Manchester City Women’s forward line
We have so far analysed Chelsea Women’s performance in this final, but this article will now switch focus to Manchester City Women’s forward line, and how their improved second half showing was key to Gareth Taylor’s side turning the game in their favour and creating more problems for Chelsea.
When the lineups were first announced, we expected that Manchester City would play in an attacking manner, with all three of Raso, White and Hemp tending to get behind opponents at every opportunity. However, whilst this was clearly the intention, the forwards didn’t seem to click and always looked slightly out of sync with each other in the first half. In this case, White is looking to break through the line, but neither Raso nor Hemp are in a position to support her, making it easy for Chelsea to surround the England striker and end the threat.
When Manchester City did get more players behind the defence and show more unison, it was harder for Chelsea to defend against them, with Hemp having the best chance of the half when she turned a cross from the impressive Stanway onto the post.
In the second half, Manchester City displayed more quality with the ball, and the full-backs played an important part in their newfound confidence. Lucy Bronze had been quiet in the first half by her standards, not really troubling Chelsea and failing to offer her usual attacking threat.
However, she and left-back Demi Stokes both advanced up the field more in the second half and looked to control the channels, supporting the attackers and giving Manchester City more numbers in the final third when they had possession. In this situation, Bronze dribbled the ball forwards herself, whereas she might have looked to pass it and hold her position in the first half. This ensured that there was less chance of Chelsea intercepting the ball, and so getting the full-backs higher up the pitch was another key tweak in Manchester City’s tactics.
The knock-on effect of this was that the forward line didn’t have to cover the wings as much as they did in the first half, meaning that we began to see them work more closely together, giving Manchester City a bigger presence in the final third. Raso played in the half-spaces, where we know she can have an impact on her team’s play, whilst Hemp drove inside and constantly beat individual Chelsea defenders, setting up numerous chances for her teammates.
White, meanwhile, continued to move between the defenders, but she now had the support from the other two to ensure that these runs were turned into shots on goal. If we add Caroline Weir and Stanway to the equation, with both operating in higher areas of the pitch during the second half, then we can see why Manchester City posed a greater attacking threat and ultimately won the game.

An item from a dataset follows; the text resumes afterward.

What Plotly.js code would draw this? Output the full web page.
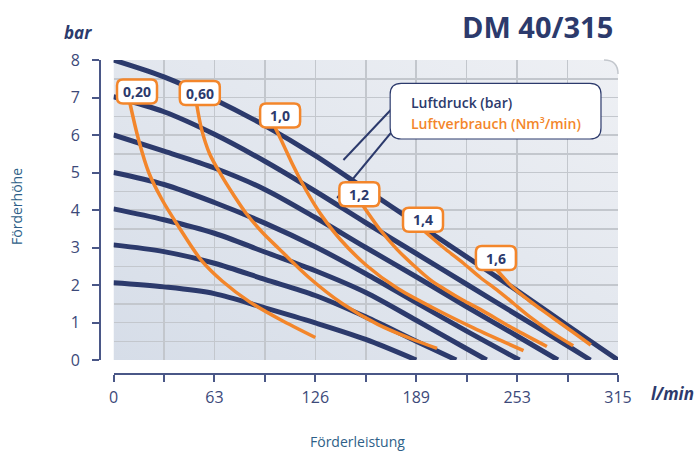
<!DOCTYPE html>
<html>
<head>
<meta charset="utf-8">
<script src="https://cdn.plot.ly/plotly-3.0.1.min.js"></script>
<style>
  html, body { margin: 0; padding: 0; background: #ffffff; }
  #chart { width: 699px; height: 454px; }
</style>
</head>
<body>
<div id="chart"></div>
<script>
// ---------------- DATA ----------------
// x axis (Förderleistung, l/min)
const xTickVals = [0, 31.5, 63, 94.5, 126, 157.5, 189, 220.5, 252, 283.5, 315];
const xTickText = ['0', '', '63', '', '126', '', '189', '', '253', '', '315'];
// y axis (Förderhöhe, bar)
const yTickVals = [0, 1, 2, 3, 4, 5, 6, 7, 8];

// Luftdruck (bar) curves
const p8_x = [0, 31.5, 63, 94.5, 126, 157.5, 189, 220.5, 252, 283.5, 315];
const p8_y = [8.0, 7.55, 6.95, 6.25, 5.45, 4.55, 3.65, 2.75, 1.85, 0.92, 0];
const p7_x = [0, 31.5, 63, 94.5, 126, 157.5, 189, 220.5, 252, 283.5, 297.8];
const p7_y = [7.02, 6.62, 6.02, 5.3, 4.5, 3.66, 2.84, 2.02, 1.2, 0.38, 0];
const p6_x = [0, 31.5, 63, 94.5, 126, 157.5, 189, 220.5, 252, 277.5];
const p6_y = [6.0, 5.57, 5.12, 4.55, 3.8, 3.0, 2.22, 1.42, 0.64, 0];
const p5_x = [0, 31.5, 63, 94.5, 126, 157.5, 189, 220.5, 253.5];
const p5_y = [5.0, 4.68, 4.2, 3.65, 3.02, 2.3, 1.53, 0.77, 0];
const p4_x = [0, 31.5, 63, 94.5, 126, 157.5, 189, 220.5, 233];
const p4_y = [4.03, 3.74, 3.38, 2.88, 2.38, 1.8, 1.06, 0.3, 0];
const p3_x = [0, 31.5, 63, 94.5, 126, 157.5, 189, 214];
const p3_y = [3.07, 2.89, 2.58, 2.15, 1.72, 1.15, 0.5, 0];
const p2_x = [0, 31.5, 63, 94.5, 126, 157.5, 189];
const p2_y = [2.06, 1.95, 1.77, 1.39, 0.99, 0.55, 0];

// Luftverbrauch (Nm³/min) curves
const c020_x = [10.3, 15.5, 22, 30, 40, 55, 68, 85, 104, 126];
const c020_y = [6.84, 5.9, 5.0, 4.3, 3.6, 2.65, 2.1, 1.55, 1.08, 0.6];
const c060_x = [52, 55, 60, 67, 75, 83, 93, 103, 122, 143, 165, 185, 202];
const c060_y = [6.8, 6.15, 5.5, 4.95, 4.4, 3.9, 3.4, 2.98, 2.2, 1.5, 0.95, 0.58, 0.31];
const c10_x = [100.9, 106, 112, 118, 124, 130, 141.5, 158, 177, 200, 225, 256];
const c10_y = [6.2, 5.75, 5.2, 4.7, 4.25, 3.85, 3.22, 2.52, 1.92, 1.38, 0.85, 0.25];
const c12_x = [156, 166, 177, 188, 198, 207, 218, 229, 250, 270.6];
const c12_y = [4.1, 3.5, 2.95, 2.5, 2.13, 1.88, 1.6, 1.35, 0.83, 0.36];
const c14_x = [194.5, 206, 218.5, 229, 239.4, 250, 260, 273, 287];
const c14_y = [3.42, 3.0, 2.58, 2.2, 1.87, 1.5, 1.15, 0.75, 0.38];
const c16_x = [239.4, 249, 259, 267, 275.8, 287, 298];
const c16_y = [2.4, 1.95, 1.6, 1.35, 1.08, 0.74, 0.4];

const pressureLabels = ['8', '7', '6', '5', '4', '3', '2'];
const airLabels = ['0,20', '0,60', '1,0', '1,2', '1,4', '1,6'];

// ---------------- STYLE ----------------
const NAVY = '#2c3a6c';
const AXIS = '#4a5787';
const ORANGE = '#f3862b';
const GRID = '#c3c7cd';
const TEAL = '#2e5f88';
const FONT = '"Open Sans", "Noto Sans", sans-serif';
const labelNudgePx = [7, 3, 5, -4, -2, -1]; // horizontal nudge of the value boxes

const pressure = [
  [p8_x, p8_y], [p7_x, p7_y], [p6_x, p6_y], [p5_x, p5_y],
  [p4_x, p4_y], [p3_x, p3_y], [p2_x, p2_y]
];
const air = [
  [c020_x, c020_y], [c060_x, c060_y], [c10_x, c10_y],
  [c12_x, c12_y], [c14_x, c14_y], [c16_x, c16_y]
];

const traces = [];
pressure.forEach((d, i) => {
  traces.push({
    type: 'scatter', mode: 'lines', x: d[0], y: d[1],
    name: 'Luftdruck ' + pressureLabels[i] + ' bar',
    line: { color: NAVY, width: 5, shape: 'spline', smoothing: 0.9 },
    hoverinfo: 'skip', showlegend: false
  });
});
air.forEach((d, i) => {
  traces.push({
    type: 'scatter', mode: 'lines', x: d[0], y: d[1],
    name: 'Luftverbrauch ' + airLabels[i],
    line: { color: ORANGE, width: 3.5, shape: 'spline', smoothing: 0.9 },
    hoverinfo: 'skip', showlegend: false
  });
});

// ---------------- LAYOUT GEOMETRY (pixel -> paper) ----------------
const L = 100, R = 617.7, T = 60, B = 374;
const W = R - L, H = B - T;
const X = px => (px - L) / W;
const Y = py => (B - py) / H;

function roundRect(x0, y0, x1, y1, r) {
  return 'M ' + X(x0 + r) + ',' + Y(y0) +
    ' L ' + X(x1 - r) + ',' + Y(y0) +
    ' Q ' + X(x1) + ',' + Y(y0) + ' ' + X(x1) + ',' + Y(y0 + r) +
    ' L ' + X(x1) + ',' + Y(y1 - r) +
    ' Q ' + X(x1) + ',' + Y(y1) + ' ' + X(x1 - r) + ',' + Y(y1) +
    ' L ' + X(x0 + r) + ',' + Y(y1) +
    ' Q ' + X(x0) + ',' + Y(y1) + ' ' + X(x0) + ',' + Y(y1 - r) +
    ' L ' + X(x0) + ',' + Y(y0 + r) +
    ' Q ' + X(x0) + ',' + Y(y0) + ' ' + X(x0 + r) + ',' + Y(y0) + ' Z';
}

// gradient background as svg image
const bgSvg = "<svg xmlns='http://www.w3.org/2000/svg' width='504' height='300' viewBox='0 0 504 300'>" +
  "<defs><linearGradient id='g' x1='0' y1='1' x2='1' y2='0'>" +
  "<stop offset='0' stop-color='#d6dde8'/><stop offset='1' stop-color='#eef0f4'/>" +
  "</linearGradient></defs>" +
  "<path d='M0,0 H490 Q504,0 504,14 V300 H0 Z' fill='url(#g)'/></svg>";
const bgSrc = 'data:image/svg+xml;base64,' + btoa(bgSvg);

const shapes = [];
const annotations = [];

// rounded corner cover (top-right of plot area)
shapes.push({
  type: 'path', xref: 'paper', yref: 'paper', layer: 'between',
  path: 'M ' + X(603.7) + ',' + Y(58) + ' L ' + X(620) + ',' + Y(58) + ' L ' + X(620) + ',' + Y(74) +
        ' L ' + X(617.7) + ',' + Y(74) + ' Q ' + X(617.7) + ',' + Y(60) + ' ' + X(603.7) + ',' + Y(60) + ' Z',
  fillcolor: '#ffffff', line: { width: 0 }
});
shapes.push({
  type: 'path', xref: 'paper', yref: 'paper', layer: 'between',
  path: 'M ' + X(603.7) + ',' + Y(60) + ' Q ' + X(617.7) + ',' + Y(60) + ' ' + X(617.7) + ',' + Y(74),
  line: { color: GRID, width: 1.5 }
});

// legend leader lines
shapes.push({ type: 'line', xref: 'paper', yref: 'paper', x0: X(398.3), y0: Y(101.7), x1: X(343.3), y1: Y(160),
  line: { color: NAVY, width: 2 } });
shapes.push({ type: 'line', xref: 'paper', yref: 'paper', x0: X(400), y0: Y(121.7), x1: X(337), y1: Y(198),
  line: { color: NAVY, width: 2 } });
// legend box
shapes.push({ type: 'path', xref: 'paper', yref: 'paper', path: roundRect(390, 83.3, 600.7, 139, 11),
  fillcolor: '#ffffff', line: { color: NAVY, width: 1.2 } });
annotations.push({ xref: 'paper', yref: 'paper', x: X(409), y: Y(102), xanchor: 'left', yanchor: 'middle',
  text: 'Luftdruck (bar)', showarrow: false, font: { family: FONT, size: 14, color: NAVY, weight: 600 } });
annotations.push({ xref: 'paper', yref: 'paper', x: X(409), y: Y(123.5), xanchor: 'left', yanchor: 'middle',
  text: 'Luftverbrauch (Nm³/min)', showarrow: false, font: { family: FONT, size: 14, color: ORANGE, weight: 600 } });

// air consumption labels at the start of each orange curve
const bw = 20, bh = 24, br = 6;
air.forEach((d, i) => {
  const n = labelNudgePx[i];
  const l = -bw + n, r = bw + n;
  const boxPath = 'M ' + (l + br) + ',0 L ' + (r - br) + ',0 Q ' + r + ',0 ' + r + ',' + br +
    ' L ' + r + ',' + (bh - br) + ' Q ' + r + ',' + bh + ' ' + (r - br) + ',' + bh +
    ' L ' + (l + br) + ',' + bh + ' Q ' + l + ',' + bh + ' ' + l + ',' + (bh - br) +
    ' L ' + l + ',' + br + ' Q ' + l + ',0 ' + (l + br) + ',0 Z';
  shapes.push({
    type: 'path', xref: 'x', yref: 'y', xsizemode: 'pixel', ysizemode: 'pixel',
    xanchor: d[0][0], yanchor: d[1][0], path: boxPath,
    fillcolor: '#ffffff', line: { color: ORANGE, width: 2.5 }, layer: 'above'
  });
  annotations.push({
    xref: 'x', yref: 'y', x: d[0][0], y: d[1][0], xshift: n, yshift: 12, xanchor: 'center', yanchor: 'middle',
    text: '<b>' + airLabels[i] + '</b>', showarrow: false,
    font: { family: FONT, size: 14, color: NAVY }
  });
});

// titles / units
annotations.push({ xref: 'paper', yref: 'paper', x: X(615), y: Y(27), xanchor: 'right', yanchor: 'middle',
  text: '<b>DM 40/315</b>', showarrow: false, font: { family: FONT, size: 29, color: NAVY } });
annotations.push({ xref: 'paper', yref: 'paper', x: X(78), y: Y(32), xanchor: 'center', yanchor: 'middle',
  text: '<b><i>bar</i></b>', showarrow: false, font: { family: FONT, size: 17, color: NAVY } });
annotations.push({ xref: 'paper', yref: 'paper', x: X(672.5), y: Y(393), xanchor: 'center', yanchor: 'middle',
  text: '<b><i>l/min</i></b>', showarrow: false, font: { family: FONT, size: 17, color: NAVY } });
annotations.push({ xref: 'paper', yref: 'paper', x: X(357), y: Y(441), xanchor: 'center', yanchor: 'middle',
  text: 'Förderleistung', showarrow: false, font: { family: FONT, size: 14, color: TEAL } });
annotations.push({ xref: 'paper', yref: 'paper', x: X(16), y: Y(206), xanchor: 'center', yanchor: 'middle',
  text: 'Förderhöhe', textangle: -90, showarrow: false, font: { family: FONT, size: 14, color: TEAL } });

const layout = {
  width: 699, height: 454,
  margin: { l: L, r: 699 - R, t: T, b: 454 - B, pad: 0 },
  paper_bgcolor: '#ffffff',
  plot_bgcolor: 'rgba(0,0,0,0)',
  showlegend: false,
  font: { family: FONT, color: NAVY },
  xaxis: {
    domain: [X(113.5), 1], range: [0, 315], anchor: 'free', position: 0,
    tickmode: 'array', tickvals: xTickVals, ticktext: xTickText,
    ticks: 'outside', ticklen: 7, tickwidth: 2, tickcolor: AXIS,
    showline: true, linecolor: AXIS, linewidth: 2,
    showgrid: true, gridcolor: GRID, gridwidth: 1.5, zeroline: false,
    tickfont: { family: FONT, size: 16, color: '#3c4979' },
    ticklabelstandoff: 2, fixedrange: true
  },
  yaxis: {
    domain: [Y(360), 1], range: [0, 8], anchor: 'free', position: 0,
    tickmode: 'array', tickvals: yTickVals,
    ticks: 'outside', ticklen: 7, tickwidth: 2, tickcolor: AXIS,
    showline: true, linecolor: AXIS, linewidth: 2,
    showgrid: true, gridcolor: GRID, gridwidth: 1.5, zeroline: false,
    minor: { dtick: 0.5, tick0: 0, showgrid: true, gridcolor: GRID, gridwidth: 1.5, ticks: '' },
    tickfont: { family: FONT, size: 16, color: '#3c4979' },
    ticklabelstandoff: 9, fixedrange: true
  },
  images: [{
    source: bgSrc, xref: 'paper', yref: 'paper',
    x: X(113.5), y: Y(60), sizex: X(617.7) - X(113.5), sizey: Y(60) - Y(360),
    xanchor: 'left', yanchor: 'top', sizing: 'stretch', layer: 'below'
  }],
  shapes: shapes,
  annotations: annotations
};

Plotly.newPlot('chart', traces, layout, { displayModeBar: false, staticPlot: true });
</script>
</body>
</html>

In conclusion, this tactical analysis has shown how this year’s Continental Cup final really was a game of two halves. Both sides were average before halftime, but it was Manchester City Women who took control afterwards. Emma Hayes said that the absence of Chelsea Women’s key players was the likely reason for their defeat, and it is possible that having one or both of Kirby and Fleming in the team could have made a difference on the day.
Gareth Taylor, on the other hand, was delighted by the way his side stepped up after the break, describing his players as “magnificent” and their second-half performance as “immense” in his post-match comments. After questions over his future at the beginning of the season, this victory will go a long way in restoring the fans’ faith in his leadership.
Chelsea’s next game sees them face a tricky league trip to mid-table West Ham United Women on Thursday night, as they look to make up some of the points between them and Arsenal. Manchester City, meanwhile, are next in league action on Sunday, when they travel to fellow top-four rivals Tottenham Hotspur Women.